→ What to produce
Write out the listing below in full and exactly, leaving out every picture.

→ Data segment
******************************

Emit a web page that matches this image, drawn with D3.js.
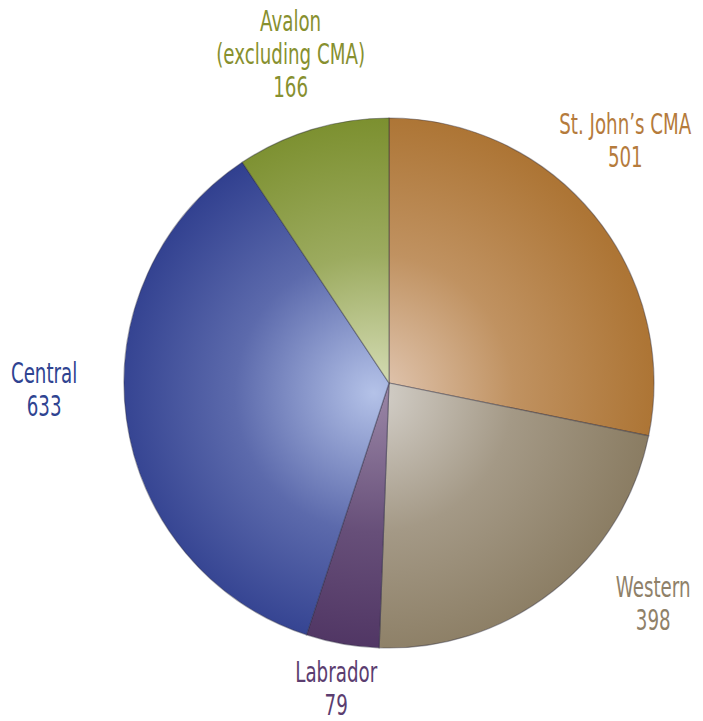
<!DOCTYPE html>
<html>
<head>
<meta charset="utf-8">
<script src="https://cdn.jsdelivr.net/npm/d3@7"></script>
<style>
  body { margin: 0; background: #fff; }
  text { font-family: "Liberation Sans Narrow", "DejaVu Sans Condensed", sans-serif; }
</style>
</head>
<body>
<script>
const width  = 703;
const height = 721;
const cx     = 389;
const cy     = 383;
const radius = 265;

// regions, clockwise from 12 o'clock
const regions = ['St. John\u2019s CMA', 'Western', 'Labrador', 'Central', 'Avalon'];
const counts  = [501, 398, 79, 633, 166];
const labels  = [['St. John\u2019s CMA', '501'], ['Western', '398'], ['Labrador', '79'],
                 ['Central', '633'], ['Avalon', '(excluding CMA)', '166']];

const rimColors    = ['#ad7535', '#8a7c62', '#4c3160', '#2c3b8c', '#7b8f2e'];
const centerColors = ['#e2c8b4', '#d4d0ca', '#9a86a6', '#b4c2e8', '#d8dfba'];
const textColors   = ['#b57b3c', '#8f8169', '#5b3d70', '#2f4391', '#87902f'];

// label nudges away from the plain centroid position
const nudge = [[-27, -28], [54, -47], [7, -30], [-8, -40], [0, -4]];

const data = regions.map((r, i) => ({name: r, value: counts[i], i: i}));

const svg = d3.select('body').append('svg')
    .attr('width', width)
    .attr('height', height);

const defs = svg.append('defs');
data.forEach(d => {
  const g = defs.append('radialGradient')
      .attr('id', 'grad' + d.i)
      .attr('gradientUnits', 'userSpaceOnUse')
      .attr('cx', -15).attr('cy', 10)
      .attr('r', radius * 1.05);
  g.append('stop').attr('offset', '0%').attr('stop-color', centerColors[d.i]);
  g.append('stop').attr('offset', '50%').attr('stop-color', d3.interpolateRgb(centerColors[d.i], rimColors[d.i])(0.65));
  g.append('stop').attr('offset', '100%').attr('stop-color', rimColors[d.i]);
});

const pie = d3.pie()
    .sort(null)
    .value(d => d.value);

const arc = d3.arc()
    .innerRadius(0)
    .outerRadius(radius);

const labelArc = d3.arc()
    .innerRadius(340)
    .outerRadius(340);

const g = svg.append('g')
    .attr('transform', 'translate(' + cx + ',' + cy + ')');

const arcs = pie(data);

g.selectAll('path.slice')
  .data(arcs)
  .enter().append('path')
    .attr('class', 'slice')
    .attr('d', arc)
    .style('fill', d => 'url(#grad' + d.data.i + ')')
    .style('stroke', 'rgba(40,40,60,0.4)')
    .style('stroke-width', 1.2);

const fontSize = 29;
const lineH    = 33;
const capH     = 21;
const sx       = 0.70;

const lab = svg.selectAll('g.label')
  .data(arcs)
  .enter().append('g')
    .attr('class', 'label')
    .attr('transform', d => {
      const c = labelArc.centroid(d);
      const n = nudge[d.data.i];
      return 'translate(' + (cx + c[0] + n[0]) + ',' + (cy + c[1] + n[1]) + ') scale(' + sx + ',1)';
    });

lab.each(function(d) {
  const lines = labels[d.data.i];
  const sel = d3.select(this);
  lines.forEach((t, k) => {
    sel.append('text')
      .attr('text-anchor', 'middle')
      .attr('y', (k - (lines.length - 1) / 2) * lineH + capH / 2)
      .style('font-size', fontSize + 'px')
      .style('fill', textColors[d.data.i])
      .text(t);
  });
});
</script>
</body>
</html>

******************************

→ Written solution
Emit a web page that matches this image, drawn with D3.js.
<!DOCTYPE html>
<html>
<head>
<meta charset="utf-8">
<script src="https://cdn.jsdelivr.net/npm/d3@7"></script>
<style>
  body { margin: 0; background: #fff; }
  text { font-family: "Liberation Sans Narrow", "DejaVu Sans Condensed", sans-serif; }
</style>
</head>
<body>
<script>
const width  = 703;
const height = 721;
const cx     = 389;
const cy     = 383;
const radius = 265;

// regions, clockwise from 12 o'clock
const regions = ['St. John\u2019s CMA', 'Western', 'Labrador', 'Central', 'Avalon'];
const counts  = [501, 398, 79, 633, 166];
const labels  = [['St. John\u2019s CMA', '501'], ['Western', '398'], ['Labrador', '79'],
                 ['Central', '633'], ['Avalon', '(excluding CMA)', '166']];

const rimColors    = ['#ad7535', '#8a7c62', '#4c3160', '#2c3b8c', '#7b8f2e'];
const centerColors = ['#e2c8b4', '#d4d0ca', '#9a86a6', '#b4c2e8', '#d8dfba'];
const textColors   = ['#b57b3c', '#8f8169', '#5b3d70', '#2f4391', '#87902f'];

// label nudges away from the plain centroid position
const nudge = [[-27, -28], [54, -47], [7, -30], [-8, -40], [0, -4]];

const data = regions.map((r, i) => ({name: r, value: counts[i], i: i}));

const svg = d3.select('body').append('svg')
    .attr('width', width)
    .attr('height', height);

const defs = svg.append('defs');
data.forEach(d => {
  const g = defs.append('radialGradient')
      .attr('id', 'grad' + d.i)
      .attr('gradientUnits', 'userSpaceOnUse')
      .attr('cx', -15).attr('cy', 10)
      .attr('r', radius * 1.05);
  g.append('stop').attr('offset', '0%').attr('stop-color', centerColors[d.i]);
  g.append('stop').attr('offset', '50%').attr('stop-color', d3.interpolateRgb(centerColors[d.i], rimColors[d.i])(0.65));
  g.append('stop').attr('offset', '100%').attr('stop-color', rimColors[d.i]);
});

const pie = d3.pie()
    .sort(null)
    .value(d => d.value);

const arc = d3.arc()
    .innerRadius(0)
    .outerRadius(radius);

const labelArc = d3.arc()
    .innerRadius(340)
    .outerRadius(340);

const g = svg.append('g')
    .attr('transform', 'translate(' + cx + ',' + cy + ')');

const arcs = pie(data);

g.selectAll('path.slice')
  .data(arcs)
  .enter().append('path')
    .attr('class', 'slice')
    .attr('d', arc)
    .style('fill', d => 'url(#grad' + d.data.i + ')')
    .style('stroke', 'rgba(40,40,60,0.4)')
    .style('stroke-width', 1.2);

const fontSize = 29;
const lineH    = 33;
const capH     = 21;
const sx       = 0.70;

const lab = svg.selectAll('g.label')
  .data(arcs)
  .enter().append('g')
    .attr('class', 'label')
    .attr('transform', d => {
      const c = labelArc.centroid(d);
      const n = nudge[d.data.i];
      return 'translate(' + (cx + c[0] + n[0]) + ',' + (cy + c[1] + n[1]) + ') scale(' + sx + ',1)';
    });

lab.each(function(d) {
  const lines = labels[d.data.i];
  const sel = d3.select(this);
  lines.forEach((t, k) => {
    sel.append('text')
      .attr('text-anchor', 'middle')
      .attr('y', (k - (lines.length - 1) / 2) * lineH + capH / 2)
      .style('font-size', fontSize + 'px')
      .style('fill', textColors[d.data.i])
      .text(t);
  });
});
</script>
</body>
</html>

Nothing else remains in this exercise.